31 Mayıs 2011 Salı

Asker, AK Parti, CHP... / Ali Bayramoğlu


Hafta sonu Başbakan Tayyip Erdoğan'a, Aydın Muğla dönüşü, yeni dönemde "sivilleşme süreci"nin nasıl bir ivme izleyeceğini sorma imkânım oldu.
Yanıtı şöyleydi başbakanın:
"Şunu memnuniyetle ifade edeyim ki, şu anda bir defa sivil de asker de konumunu gayet iyi biliyor. Herkes konumunu çok iyi bildiği için sıkıntı yok. Şunu da gururla ifade edeyim ki, artık Türk Silahlı Kuvvetleri üst yönetimi de hukuka saygı konusunda hassas davranıyor. Şu andaki Genelkurmay Başkanlığı yönetimi böyle... Artık çok konuşan asker yok. Gerekli olduğunda sitelerinden özet şeklinde açıklama yapılıyor..."
Nasıl yorumlamalı başbakanın bu sözlerini? 
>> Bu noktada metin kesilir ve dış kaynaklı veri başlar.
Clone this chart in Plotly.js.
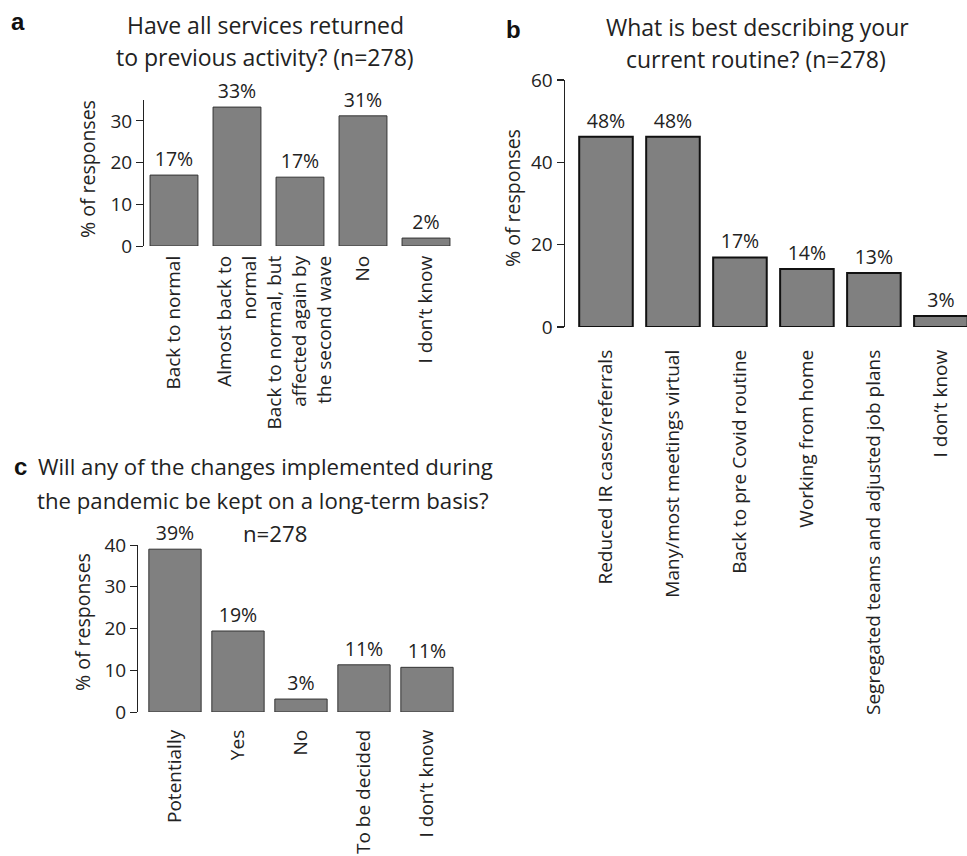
<!DOCTYPE html>
<html><head><meta charset="utf-8">
<script src="https://cdn.plot.ly/plotly-3.0.1.min.js"></script>
<style>html,body{margin:0;padding:0;background:#fff}</style>
</head><body><div id="chart" style="width:967px;height:856px"></div>
<script>
// Panel a
const catsA = ['Back to normal', 'Almost back to<br>normal', 'Back to normal, but<br>affected again by<br>the second wave', 'No', 'I don\u2019t know'];
const valsA = [17.0, 33.3, 16.5, 31.2, 1.9];
const labelsA = ['17%', '33%', '17%', '31%', '2%'];
// Panel b
const catsB = ['Reduced IR cases/referrals', 'Many/most meetings virtual', 'Back to pre Covid routine', 'Working from home', 'Segregated teams and adjusted job plans', 'I don\u2019t know'];
const valsB = [46.2, 46.2, 16.9, 14.1, 13.1, 2.7];
const labelsB = ['48%', '48%', '17%', '14%', '13%', '3%'];
// Panel c
const catsC = ['Potentially', 'Yes', 'No', 'To be decided', 'I don\u2019t know'];
const valsC = [39.0, 19.4, 3.1, 11.3, 10.7];
const labelsC = ['39%', '19%', '3%', '11%', '11%'];

const FONT = 'Open Sans, sans-serif';
const TXT = '#222';
const W = 967, H = 856;
const px = x => x / W;
const py = y => (H - y) / H;

function barTrace(cats, vals, labels, xa, ya, width, lw, lc) {
  return {
    type: 'bar', x: cats, y: vals, text: labels, xaxis: xa, yaxis: ya,
    textposition: 'outside', cliponaxis: false, width: width,
    textfont: {family: FONT, size: 19.5, color: TXT},
    marker: {color: '#808080', line: {color: lc, width: lw}},
    hoverinfo: 'skip'
  };
}

const data = [
  barTrace(catsA, valsA, labelsA, 'x', 'y', 0.76, 1, '#333'),
  barTrace(catsB, valsB, labelsB, 'x2', 'y2', 0.8, 2, '#111'),
  barTrace(catsC, valsC, labelsC, 'x3', 'y3', 0.83, 1, '#333')
];

function xax(domain, range, standoff, anchor) {
  return {domain: domain, range: range, anchor: anchor, type: 'category', showline: false, ticks: '',
    showgrid: false, zeroline: false, tickangle: -90, ticklabelstandoff: standoff,
    tickfont: {family: FONT, size: 19, color: TXT}, fixedrange: true};
}
function yax(domain, range, dtick, anchor, lw) {
  return {domain: domain, range: range, dtick: dtick, anchor: anchor, showline: true,
    linecolor: '#222', linewidth: lw, ticks: 'outside', ticklen: 7, tickcolor: '#222', tickwidth: lw,
    showgrid: false, zeroline: false, tickfont: {family: FONT, size: 19, color: TXT}};
}

function ann(text, x, y, size, opts) {
  return Object.assign({text: text, x: px(x), y: py(y), xref: 'paper', yref: 'paper',
    showarrow: false, xanchor: 'center', yanchor: 'middle',
    font: {family: FONT, size: size, color: TXT}}, opts || {});
}
const LET = {family: 'Liberation Sans, Arial', size: 24, color: '#111'};

const layout = {
  width: W, height: H, margin: {l: 0, r: 0, t: 0, b: 0},
  paper_bgcolor: '#fff', plot_bgcolor: '#fff', showlegend: false, bargap: 0.2,
  xaxis: xax([px(144), px(457.5)], [-0.476, 4.5], 5, 'y'),
  yaxis: yax([py(246), py(100)], [0, 35], 10, 'x', 1),
  xaxis2: xax([px(565), 1], [-0.612, 5.39], 18, 'y2'),
  yaxis2: yax([py(327), py(80)], [0, 60], 20, 'x2', 1.5),
  xaxis3: xax([px(138), px(458.5)], [-0.587, 4.5], 13, 'y3'),
  yaxis3: yax([py(712), py(545)], [0, 40], 10, 'x3', 1),
  annotations: [
    ann('<b>a</b>', 18, 21, 24, {font: LET}),
    ann('<b>b</b>', 513, 30, 24, {font: LET}),
    ann('<b>c</b>', 20, 466, 24, {font: LET}),
    ann('Have all services returned', 265, 25, 23),
    ann('to previous activity? (n=278)', 265, 57, 23),
    ann('What is best describing your', 757, 27, 23),
    ann('current routine? (n=278)', 756, 59, 23),
    ann('Will any of the changes implemented during', 265, 467, 22.2),
    ann('the pandemic be kept on a long-term basis?', 263, 500, 22.2),
    ann('n=278', 275, 533, 22.2),
    ann('% of responses', 88, 169, 19.5, {textangle: -90}),
    ann('% of responses', 512, 198, 19.5, {textangle: -90}),
    ann('% of responses', 82, 622, 19.5, {textangle: -90})
  ]
};

Plotly.newPlot('chart', data, layout, {displayModeBar: false, staticPlot: true});
</script></body></html>
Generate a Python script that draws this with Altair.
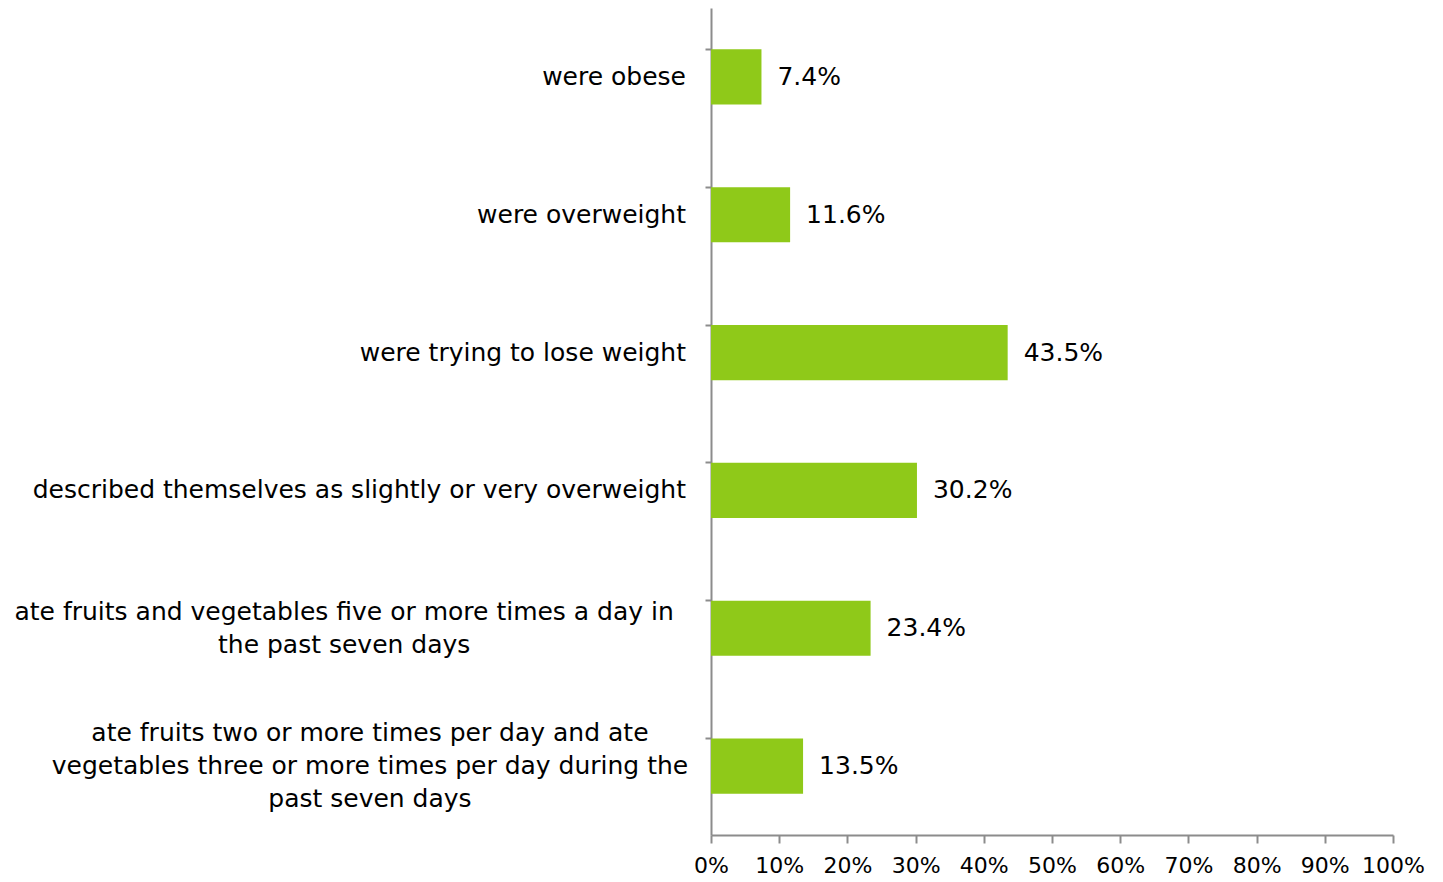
import altair as alt
import pandas as pd

categories = [
    "were obese",
    "were overweight",
    "were trying to lose weight",
    "described themselves as slightly or very overweight",
    "ate fruits and vegetables five or more times a day in\nthe past seven days",
    "ate fruits two or more times per day and ate\nvegetables three or more times per day during the\npast seven days",
]
values = [7.4, 11.6, 43.5, 30.2, 23.4, 13.5]
x_ticks = [0, 10, 20, 30, 40, 50, 60, 70, 80, 90, 100]

FONT = "DejaVu Sans"
FS = 25
CHAR_W = 12.9
GAP = 25
LH = 33

rows = []
for c, v in zip(categories, values):
    lines = c.split("\n")
    maxlen = max(len(l) for l in lines)
    rows.append({
        "cat": c,
        "lines": lines,
        "nlines": len(lines),
        "value": v,
        "cx": -GAP - maxlen * CHAR_W / 2,
        "lbl": f"{v:.1f}%",
    })
df = pd.DataFrame(rows)

yscale = alt.Scale(domain=categories, paddingInner=0.6, paddingOuter=0.3)

base = alt.Chart(df).encode(
    y=alt.Y("cat:N", sort=categories, scale=yscale,
            axis=alt.Axis(labels=False, title=None, bandPosition=0,
                          domainColor="#8c8c8c", domainWidth=2,
                          tickColor="#8c8c8c", tickWidth=2, tickSize=6))
)

bars = base.mark_bar(color="#8FC919").encode(
    x=alt.X("value:Q", scale=alt.Scale(domain=[0, 100], nice=False),
            axis=alt.Axis(values=x_ticks, labelExpr="datum.value + '%'",
                          title=None, grid=False, domainColor="#8c8c8c",
                          domainWidth=2, tickColor="#8c8c8c", tickWidth=2,
                          tickSize=8, labelFontSize=22, labelFont=FONT,
                          labelColor="#000000", labelPadding=12,
                          labelOverlap=False, labelFlush=False))
)

vals = base.mark_text(align="left", baseline="middle", dx=16, font=FONT,
                      fontSize=FS, color="#000000").encode(
    x="value:Q", text="lbl:N")

single = base.transform_filter("datum.nlines == 1").mark_text(
    align="right", baseline="middle", font=FONT, fontSize=FS,
    color="#000000").encode(x=alt.value(-GAP), text="cat:N")

multi_layers = []
for n in (2, 3):
    multi_layers.append(
        base.transform_filter(f"datum.nlines == {n}").mark_text(
            align="center", baseline="middle", font=FONT, fontSize=FS,
            color="#000000", lineHeight=LH, dy=-(n - 1) * LH / 2).encode(
            x=alt.X("cx:Q", scale=None), text="lines")
    )

chart = alt.layer(bars, vals, single, *multi_layers).properties(
    width=682, height=827,
    autosize=alt.AutoSizeParams(type="none"),
    padding={"left": 703, "top": 0, "right": 42, "bottom": 46},
).configure_view(stroke=None)

chart.save("out.html", embed_options={"renderer": "svg", "actions": False})
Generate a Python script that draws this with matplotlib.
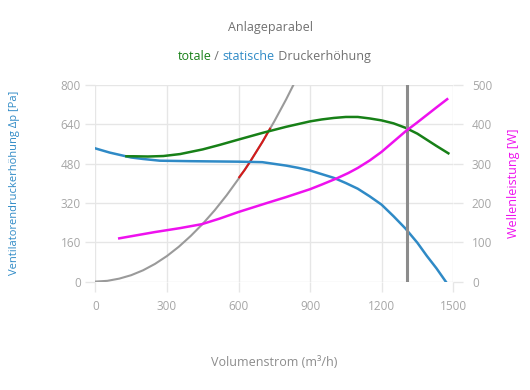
import matplotlib
matplotlib.use('Agg')
import matplotlib.pyplot as plt

plt.rcParams['font.family'] = ['Open Sans', 'DejaVu Sans']

# volume flow (m3/h) -> static pressure rise (Pa)
q_static = [0, 60, 150, 200, 270, 400, 500, 600, 700, 800, 850, 900, 950,
            1000, 1050, 1100, 1150, 1200, 1250, 1300, 1350, 1390, 1430, 1474]
dp_static = [542, 525, 505, 499, 492, 490, 489, 488, 486, 472, 463, 452, 437,
             422, 401, 378, 347, 313, 266, 216, 158, 104, 54, -7]

# total pressure rise (Pa)
q_total = [130, 160, 220, 285, 355, 450, 520, 600, 700, 800, 900, 950, 1000,
           1050, 1100, 1150, 1200, 1250, 1300, 1350, 1390, 1430, 1480]
dp_total = [510, 510, 509, 511, 519, 538, 556, 578, 605, 630, 652, 660, 666,
            670, 670, 664, 656, 644, 626, 602, 577, 552, 522]

# shaft power (W)
q_power = [100, 250, 355, 446, 520, 600, 720, 800, 900, 950, 1010, 1060,
           1100, 1150, 1200, 1250, 1300, 1350, 1390, 1430, 1475]
p_power = [110, 126, 136, 146, 160, 177, 200, 215, 235, 247, 262, 276,
           289, 308, 330, 356, 382, 405, 424, 443, 464]

# system curve (Anlageparabel)
q_system = [0, 50, 100, 150, 200, 250, 300, 350, 400, 450, 500, 550, 600,
            650, 700, 750, 800, 830]
dp_system = [0, 3, 12, 26, 46, 72, 104, 142, 186, 235, 290, 351, 418,
             490, 568, 652, 742, 800]

# highlighted part of system curve
q_red = [603, 625, 650, 675, 700, 732]
dp_red = [425, 453, 490, 529, 568, 622]

q_mark = 1305

x_ticks = [0, 300, 600, 900, 1200, 1500]
y_ticks = [0, 160, 320, 480, 640, 800]
y2_ticks = [0, 100, 200, 300, 400, 500]

c_blue = '#2f8ac6'
c_green = '#178017'
c_mag = '#ee11ee'
c_red = '#d41a1a'
c_gray = '#9a9a9a'
c_grid = '#e6e6e6'
c_text = '#a6a6a6'

fig = plt.figure(figsize=(5.3, 3.9), dpi=100)
ax = fig.add_axes([0.180, 0.278, 0.675, 0.504])
ax2 = ax.twinx()

ax.plot(q_system, dp_system, color=c_gray, lw=1.5, zorder=3)
ax.plot(q_red, dp_red, color=c_red, lw=1.5, zorder=4)
ax.plot(q_static, dp_static, color=c_blue, lw=1.8, zorder=5)
ax.plot(q_total, dp_total, color=c_green, lw=1.8, zorder=5)
ax.axvline(q_mark, color='#8c8c8c', lw=2.2, zorder=6)
ax2.plot(q_power, p_power, color=c_mag, lw=1.8)

ax.set_xlim(0, 1500)
ax.set_ylim(0, 800)
ax2.set_ylim(0, 500)
ax.set_xticks(x_ticks)
ax.set_yticks(y_ticks)
ax2.set_yticks(y2_ticks)

for a in (ax, ax2):
    for s in a.spines.values():
        s.set_visible(False)
    a.tick_params(colors=c_grid, labelcolor=c_text, labelsize=8.5,
                  length=7.5, width=1)
ax.tick_params(axis='y', pad=3)
ax.tick_params(axis='x', pad=6)
ax2.tick_params(axis='y', pad=6)
ax.grid(True, color=c_grid, lw=1)
ax.set_axisbelow(True)

ax.set_ylabel('Ventilatorendruckerhöhung Δp [Pa]', color=c_blue, fontsize=8)
ax.yaxis.set_label_coords(-0.21, 0.5)
ax2.set_ylabel('Wellenleistung [W]', color=c_mag, fontsize=9)
ax2.yaxis.set_label_coords(1.15, 0.5)
ax.set_xlabel('Volumenstrom (m³/h)', color='#8c8c8c', fontsize=9)
ax.xaxis.set_label_coords(0.5, -0.38)

fig.text(0.51, 0.93, 'Anlageparabel', ha='center', va='center',
         color='#707070', fontsize=9)
t1 = fig.text(0.335, 0.855, 'totale', ha='left', va='center', color=c_green, fontsize=9)
fig.canvas.draw()
r = fig.canvas.get_renderer()
bb = t1.get_window_extent(r)
t2 = fig.text(bb.x1 / fig.bbox.width, 0.855, ' / ', ha='left', va='center',
              color='#707070', fontsize=9)
bb = t2.get_window_extent(r)
t3 = fig.text(bb.x1 / fig.bbox.width, 0.855, 'statische', ha='left', va='center',
              color=c_blue, fontsize=9)
bb = t3.get_window_extent(r)
fig.text(bb.x1 / fig.bbox.width, 0.855, ' Druckerhöhung', ha='left', va='center',
         color='#707070', fontsize=9)

fig.savefig('out.png', dpi=100)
Bugüne kadar "atılan adımların verdiği sonuçların altını çizmek" olarak mı yoksa "sivilleşme meselesinde atılacak asli bütün adımların atıldığını söylemek" şeklinde mi?
Bu sözler sanırım, her iki ihtimali de kuşatıyor.
Başbakanın gelinen noktaya "memnuniyetle ve gururla" işaret etmesi son derece doğaldır, zira gelinen nokta gerçekten önemlidir.
Ayrıca, şüphe yok ki, anayasa yazım sürecinde Askeri Yüksek İdare Mahkemesi, genelkurmay başkanı ve kuvvet komutanlarının atanması, genelkurmay başkanının statüsü, yetki ve sorumluluk mekanizması yeniden tanımlanacak ve sivilleşme süreci en azından bu çerçevede devam edecektir.
Bununla birlikte, "AK Parti üçüncü döneminde 'demilitarizasyon' konusunda, ikinci dönemin atak tutumunu sürdürecek mi" sorusuna şu aşamada, bir çırpıda olumlu yanıt vermek mümkün değil.
Şu ifade belki daha doğru olur:
AK Parti yeni dönemde muhtemelen kontrollü, çatışma görüntüsü vermekten özellikle uzak duran bir reform ve yeniden yapılanma politikası izleyecek. Ve muhtemelen sivilleşme konusundaki "atak tutum" bu çerçevede orduyu örselemeden "devlet adına hareket" etmeyi yeğleyecek bir tavra bırakacak...
Başbakan Balyoz davasıyla ilgili olarak "bitsin artık" vurgulu ordunun örselenmesinden endişe duyan ifadelerle, jandarma-polis-MİT'e işaret ederek "uyumlu ve mükemmele çalışan bir istihbarat yapısı" gibi tanımlarla bu tavrın ipuçlarını şimdiden veriyor.
Ancak, sivilleşme sürecinde daha uzun bir yol olduğunu, siyasi iradenin bu çerçevede oynadığı rolü ve bu tutumdan fazlasına ihtiyaç olduğunu biliyoruz.
Ve başbakan da bunun farkında... 

Bunun içindir ki, yeni döneme ilişkin tahmin yaparken, örneğin "kontrollü değişim politikası" ifadesini kullanırken, kontrol kadar, değişim sözcüğünün altını da çizmek gerekiyor.
Nitekim başbakan ikinci soruma, "Vali ve kaymakamlar polisin ve diğer tüm kamu personelinin 'sicil amiri' ama, bir yönetmelik eksikliği yüzünden jandarmanın sicil amiri Jandarma Genel Komutanlığı üzerinden askerî otorite; bu ve benzer konuda adım atılacak mı?" sorusuna yanıt verirken demokratikleşmenin altını çiziyor ve şunları söylüyordu:
"Bu tür durumların kendileri de farkındalar. Demokratikleşme bir süreçtir ve bu süreç devam ediyor, devam edecektir. İleri demokrasi ile temel hak ve özgürlükler bizim iki önceliğimizdir...
Son söz:
Pek çok örnek ortada; sivilleşme süreci, siyasi irade kadar, siyasi partilerin mutabakatını gerektirir...
Bu açıdan "laikçi dilden" arınmaya çalışan, özellikle sivilleşme konusunda "TSK'nin iç hizmet yasasının 35'inci maddesiyle, Askeri Yüksek İdare Mahkemesi kalksın, Genelkurmay Başkanı Milli Savunma Bakanlığı'na bağlansın" tarzı önerilerle önemli açıklamalar yapan CHP, yeni dönemde yol alınmasında etkili olabilir.